▶ **YOUR GOAL**
Write the data below out exactly as it stands. Do not include the pictures.

┌─ DATASET RECORDS

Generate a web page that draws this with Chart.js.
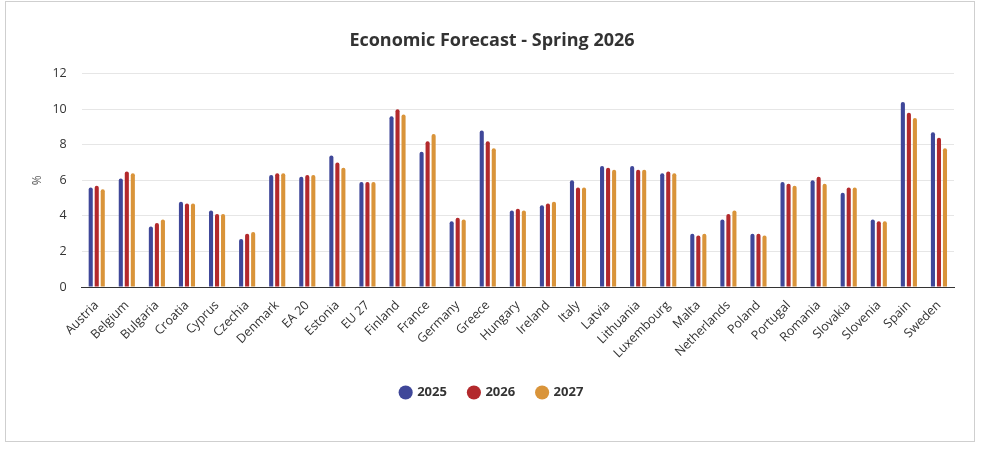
<!DOCTYPE html>
<html>
<head>
<meta charset="utf-8">
<script src="https://cdn.jsdelivr.net/npm/chart.js@4"></script>
<style>
  html, body { margin: 0; padding: 0; background: #fff; }
  #box { position: absolute; left: 5px; top: 1px; width: 968px; height: 439px; border: 1px solid #cfcfcf; }
  #chart { display: block; }
</style>
</head>
<body>
<div id="box"><canvas id="chart" width="968" height="439"></canvas></div>
<script>
// values
var countries = ['Austria', 'Belgium', 'Bulgaria', 'Croatia', 'Cyprus', 'Czechia', 'Denmark', 'EA 20',
  'Estonia', 'EU 27', 'Finland', 'France', 'Germany', 'Greece', 'Hungary', 'Ireland', 'Italy', 'Latvia',
  'Lithuania', 'Luxembourg', 'Malta', 'Netherlands', 'Poland', 'Portugal', 'Romania', 'Slovakia',
  'Slovenia', 'Spain', 'Sweden'];

var y2025 = [5.6, 6.1, 3.4, 4.8, 4.3, 2.7, 6.3, 6.2, 7.4, 5.9, 9.6, 7.6, 3.7, 8.8, 4.3, 4.6, 6.0, 6.8,
  6.8, 6.4, 3.0, 3.8, 3.0, 5.9, 6.0, 5.3, 3.8, 10.4, 8.7];
var y2026 = [5.7, 6.5, 3.6, 4.7, 4.1, 3.0, 6.4, 6.3, 7.0, 5.9, 10.0, 8.2, 3.9, 8.2, 4.4, 4.7, 5.6, 6.7,
  6.6, 6.5, 2.9, 4.1, 3.0, 5.8, 6.2, 5.6, 3.7, 9.8, 8.4];
var y2027 = [5.5, 6.4, 3.8, 4.7, 4.1, 3.1, 6.4, 6.3, 6.7, 5.9, 9.7, 8.6, 3.8, 7.8, 4.3, 4.8, 5.6, 6.6,
  6.6, 6.4, 3.0, 4.3, 2.9, 5.7, 5.8, 5.6, 3.7, 9.5, 7.8];

var yTicks = [0, 2, 4, 6, 8, 10, 12];

var blue = '#3f4799';
var red = '#b3292c';
var orange = '#d9943a';

function makeSet(label, data, color) {
  return {
    label: label,
    data: data,
    backgroundColor: color,
    borderColor: color,
    borderWidth: 0,
    borderRadius: { topLeft: 2, topRight: 2 },
    borderSkipped: 'bottom',
    categoryPercentage: 0.6,
    barPercentage: 0.68
  };
}

var ctx = document.getElementById('chart').getContext('2d');
new Chart(ctx, {
  type: 'bar',
  data: {
    labels: countries,
    datasets: [
      makeSet('2025', y2025, blue),
      makeSet('2026', y2026, red),
      makeSet('2027', y2027, orange)
    ]
  },
  options: {
    responsive: false,
    animation: false,
    layout: { padding: { left: 24, right: 20, top: 20, bottom: 32 } },
    plugins: {
      title: {
        display: true,
        text: 'Economic Forecast - Spring 2026',
        color: '#333',
        font: { family: 'Open Sans', size: 18, weight: 'bold' },
        padding: { top: 8, bottom: 22 }
      },
      legend: {
        position: 'bottom',
        labels: {
          usePointStyle: true,
          pointStyle: 'circle',
          boxWidth: 10,
          boxHeight: 10,
          padding: 22,
          color: '#333',
          font: { family: 'Open Sans', size: 13, weight: 'bold' }
        }
      },
      tooltip: { enabled: false }
    },
    scales: {
      x: {
        grid: { display: false },
        border: { color: '#333', width: 1 },
        ticks: {
          autoSkip: false,
          minRotation: 45,
          maxRotation: 45,
          color: '#333',
          font: { family: 'Open Sans', size: 12.5 }
        }
      },
      y: {
        min: 0,
        max: 12,
        afterBuildTicks: function (axis) {
          axis.ticks = yTicks.map(function (v) { return { value: v }; });
        },
        border: { display: false },
        grid: { color: '#e6e6e6', drawTicks: false },
        title: {
          display: true,
          text: '%',
          color: '#555',
          padding: { top: 0, bottom: -7 },
          font: { family: 'Open Sans', size: 12 }
        },
        ticks: {
          color: '#333',
          padding: 15,
          font: { family: 'Open Sans', size: 12.5 }
        }
      }
    }
  }
});
</script>
</body>
</html>
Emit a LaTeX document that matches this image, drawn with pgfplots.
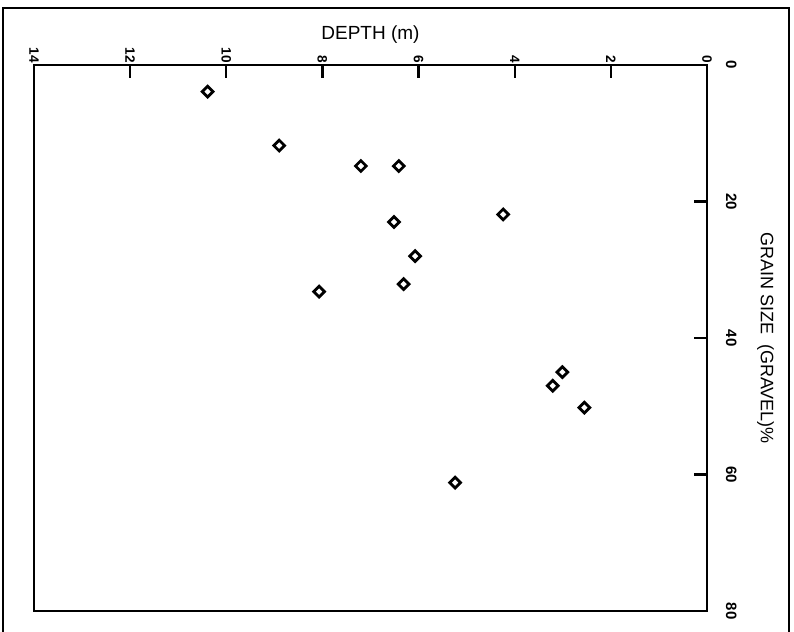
\documentclass[border=0pt]{standalone}
\usepackage{fontspec}
\setmainfont{Liberation Sans}
\usepackage{pgfplots}
\pgfplotsset{compat=1.18}
\usetikzlibrary{calc}

% depth (m) vs gravel fraction (%)
\pgfplotstableread{
depth grain
10.39 3.9
8.90 11.8
7.20 14.8
6.41 14.8
4.24 21.9
6.51 23.0
6.07 28.0
6.31 32.1
8.07 33.2
3.01 45.0
3.21 47.0
2.55 50.2
5.24 61.2
}\gravel

\begin{document}
\begin{tikzpicture}
\begin{axis}[
  name=ax,
  scale only axis, width=336.5pt, height=273pt,
  xmin=0, xmax=14, x dir=reverse,
  ymin=0, ymax=80, y dir=reverse,
  xtick={0,2,...,14}, ytick={0,20,...,80},
  xtick pos=right, xticklabel pos=right,
  ytick pos=right, yticklabel pos=right,
  tick align=inside, major tick length=6.5pt,
  tick style={line width=1.1pt, black},
  axis line style={line width=1.3pt},
  /pgf/number format/assume math mode=true,
  xticklabel style={rotate=-90, anchor=east, inner sep=1pt,
    font=\bfseries\fontsize{6.8}{7}\selectfont},
  yticklabel style={xshift=6pt, rotate=-90, anchor=south,
    font=\bfseries\fontsize{7.5}{8}\selectfont},
  xlabel={DEPTH (m)},
  ylabel={GRAIN SIZE\ \ (GRAVEL)\%},
  every axis x label/.style={at={(axis description cs:0.5,1)},
    anchor=base, yshift=13pt, font=\fontsize{9.5}{11}\selectfont},
  every axis y label/.style={at={(axis description cs:1.064,0.5)},
    rotate=-90, anchor=south, font=\fontsize{9}{11}\selectfont},
  clip=false,
]
\addplot[only marks, mark=square, mark size=1.9pt,
  mark options={rotate=45, line width=1.4pt, fill=white}]
  table[x=depth, y=grain] {\gravel};
\end{axis}
\pgfresetboundingbox
\path[use as bounding box] ($(ax.south west)+(-17pt,-10.5pt)$) rectangle ($(ax.north east)+(43.5pt,32.5pt)$);
\draw[line width=1pt] ($(ax.south west)+(-15.5pt,-20pt)$) |- ($(ax.north east)+(41pt,28.5pt)$) -- ++(0,-330pt);
\end{tikzpicture}
\end{document}
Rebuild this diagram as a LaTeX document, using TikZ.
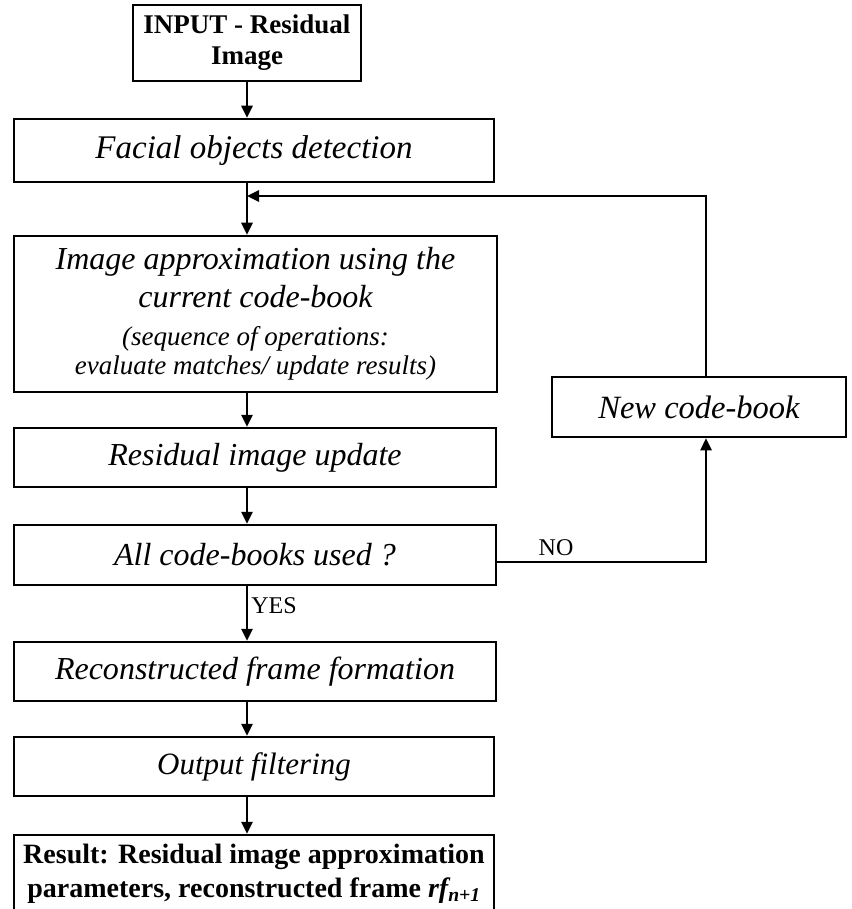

└─

▶ **SOLUTION TO THIS PROBLEM**
Generate a web page that draws this with Chart.js.
<!DOCTYPE html>
<html>
<head>
<meta charset="utf-8">
<script src="https://cdn.jsdelivr.net/npm/chart.js@4"></script>
<style>
  html, body { margin: 0; padding: 0; background: #fff; }
  #box { position: absolute; left: 5px; top: 1px; width: 968px; height: 439px; border: 1px solid #cfcfcf; }
  #chart { display: block; }
</style>
</head>
<body>
<div id="box"><canvas id="chart" width="968" height="439"></canvas></div>
<script>
// values
var countries = ['Austria', 'Belgium', 'Bulgaria', 'Croatia', 'Cyprus', 'Czechia', 'Denmark', 'EA 20',
  'Estonia', 'EU 27', 'Finland', 'France', 'Germany', 'Greece', 'Hungary', 'Ireland', 'Italy', 'Latvia',
  'Lithuania', 'Luxembourg', 'Malta', 'Netherlands', 'Poland', 'Portugal', 'Romania', 'Slovakia',
  'Slovenia', 'Spain', 'Sweden'];

var y2025 = [5.6, 6.1, 3.4, 4.8, 4.3, 2.7, 6.3, 6.2, 7.4, 5.9, 9.6, 7.6, 3.7, 8.8, 4.3, 4.6, 6.0, 6.8,
  6.8, 6.4, 3.0, 3.8, 3.0, 5.9, 6.0, 5.3, 3.8, 10.4, 8.7];
var y2026 = [5.7, 6.5, 3.6, 4.7, 4.1, 3.0, 6.4, 6.3, 7.0, 5.9, 10.0, 8.2, 3.9, 8.2, 4.4, 4.7, 5.6, 6.7,
  6.6, 6.5, 2.9, 4.1, 3.0, 5.8, 6.2, 5.6, 3.7, 9.8, 8.4];
var y2027 = [5.5, 6.4, 3.8, 4.7, 4.1, 3.1, 6.4, 6.3, 6.7, 5.9, 9.7, 8.6, 3.8, 7.8, 4.3, 4.8, 5.6, 6.6,
  6.6, 6.4, 3.0, 4.3, 2.9, 5.7, 5.8, 5.6, 3.7, 9.5, 7.8];

var yTicks = [0, 2, 4, 6, 8, 10, 12];

var blue = '#3f4799';
var red = '#b3292c';
var orange = '#d9943a';

function makeSet(label, data, color) {
  return {
    label: label,
    data: data,
    backgroundColor: color,
    borderColor: color,
    borderWidth: 0,
    borderRadius: { topLeft: 2, topRight: 2 },
    borderSkipped: 'bottom',
    categoryPercentage: 0.6,
    barPercentage: 0.68
  };
}

var ctx = document.getElementById('chart').getContext('2d');
new Chart(ctx, {
  type: 'bar',
  data: {
    labels: countries,
    datasets: [
      makeSet('2025', y2025, blue),
      makeSet('2026', y2026, red),
      makeSet('2027', y2027, orange)
    ]
  },
  options: {
    responsive: false,
    animation: false,
    layout: { padding: { left: 24, right: 20, top: 20, bottom: 32 } },
    plugins: {
      title: {
        display: true,
        text: 'Economic Forecast - Spring 2026',
        color: '#333',
        font: { family: 'Open Sans', size: 18, weight: 'bold' },
        padding: { top: 8, bottom: 22 }
      },
      legend: {
        position: 'bottom',
        labels: {
          usePointStyle: true,
          pointStyle: 'circle',
          boxWidth: 10,
          boxHeight: 10,
          padding: 22,
          color: '#333',
          font: { family: 'Open Sans', size: 13, weight: 'bold' }
        }
      },
      tooltip: { enabled: false }
    },
    scales: {
      x: {
        grid: { display: false },
        border: { color: '#333', width: 1 },
        ticks: {
          autoSkip: false,
          minRotation: 45,
          maxRotation: 45,
          color: '#333',
          font: { family: 'Open Sans', size: 12.5 }
        }
      },
      y: {
        min: 0,
        max: 12,
        afterBuildTicks: function (axis) {
          axis.ticks = yTicks.map(function (v) { return { value: v }; });
        },
        border: { display: false },
        grid: { color: '#e6e6e6', drawTicks: false },
        title: {
          display: true,
          text: '%',
          color: '#555',
          padding: { top: 0, bottom: -7 },
          font: { family: 'Open Sans', size: 12 }
        },
        ticks: {
          color: '#333',
          padding: 15,
          font: { family: 'Open Sans', size: 12.5 }
        }
      }
    }
  }
});
</script>
</body>
</html>
Emit a LaTeX document that matches this image, drawn with pgfplots.
\documentclass[border=0pt]{standalone}
\usepackage{fontspec}
\setmainfont{Liberation Sans}
\usepackage{pgfplots}
\pgfplotsset{compat=1.18}
\usetikzlibrary{calc}

% depth (m) vs gravel fraction (%)
\pgfplotstableread{
depth grain
10.39 3.9
8.90 11.8
7.20 14.8
6.41 14.8
4.24 21.9
6.51 23.0
6.07 28.0
6.31 32.1
8.07 33.2
3.01 45.0
3.21 47.0
2.55 50.2
5.24 61.2
}\gravel

\begin{document}
\begin{tikzpicture}
\begin{axis}[
  name=ax,
  scale only axis, width=336.5pt, height=273pt,
  xmin=0, xmax=14, x dir=reverse,
  ymin=0, ymax=80, y dir=reverse,
  xtick={0,2,...,14}, ytick={0,20,...,80},
  xtick pos=right, xticklabel pos=right,
  ytick pos=right, yticklabel pos=right,
  tick align=inside, major tick length=6.5pt,
  tick style={line width=1.1pt, black},
  axis line style={line width=1.3pt},
  /pgf/number format/assume math mode=true,
  xticklabel style={rotate=-90, anchor=east, inner sep=1pt,
    font=\bfseries\fontsize{6.8}{7}\selectfont},
  yticklabel style={xshift=6pt, rotate=-90, anchor=south,
    font=\bfseries\fontsize{7.5}{8}\selectfont},
  xlabel={DEPTH (m)},
  ylabel={GRAIN SIZE\ \ (GRAVEL)\%},
  every axis x label/.style={at={(axis description cs:0.5,1)},
    anchor=base, yshift=13pt, font=\fontsize{9.5}{11}\selectfont},
  every axis y label/.style={at={(axis description cs:1.064,0.5)},
    rotate=-90, anchor=south, font=\fontsize{9}{11}\selectfont},
  clip=false,
]
\addplot[only marks, mark=square, mark size=1.9pt,
  mark options={rotate=45, line width=1.4pt, fill=white}]
  table[x=depth, y=grain] {\gravel};
\end{axis}
\pgfresetboundingbox
\path[use as bounding box] ($(ax.south west)+(-17pt,-10.5pt)$) rectangle ($(ax.north east)+(43.5pt,32.5pt)$);
\draw[line width=1pt] ($(ax.south west)+(-15.5pt,-20pt)$) |- ($(ax.north east)+(41pt,28.5pt)$) -- ++(0,-330pt);
\end{tikzpicture}
\end{document}
Rebuild this diagram as a LaTeX document, using TikZ.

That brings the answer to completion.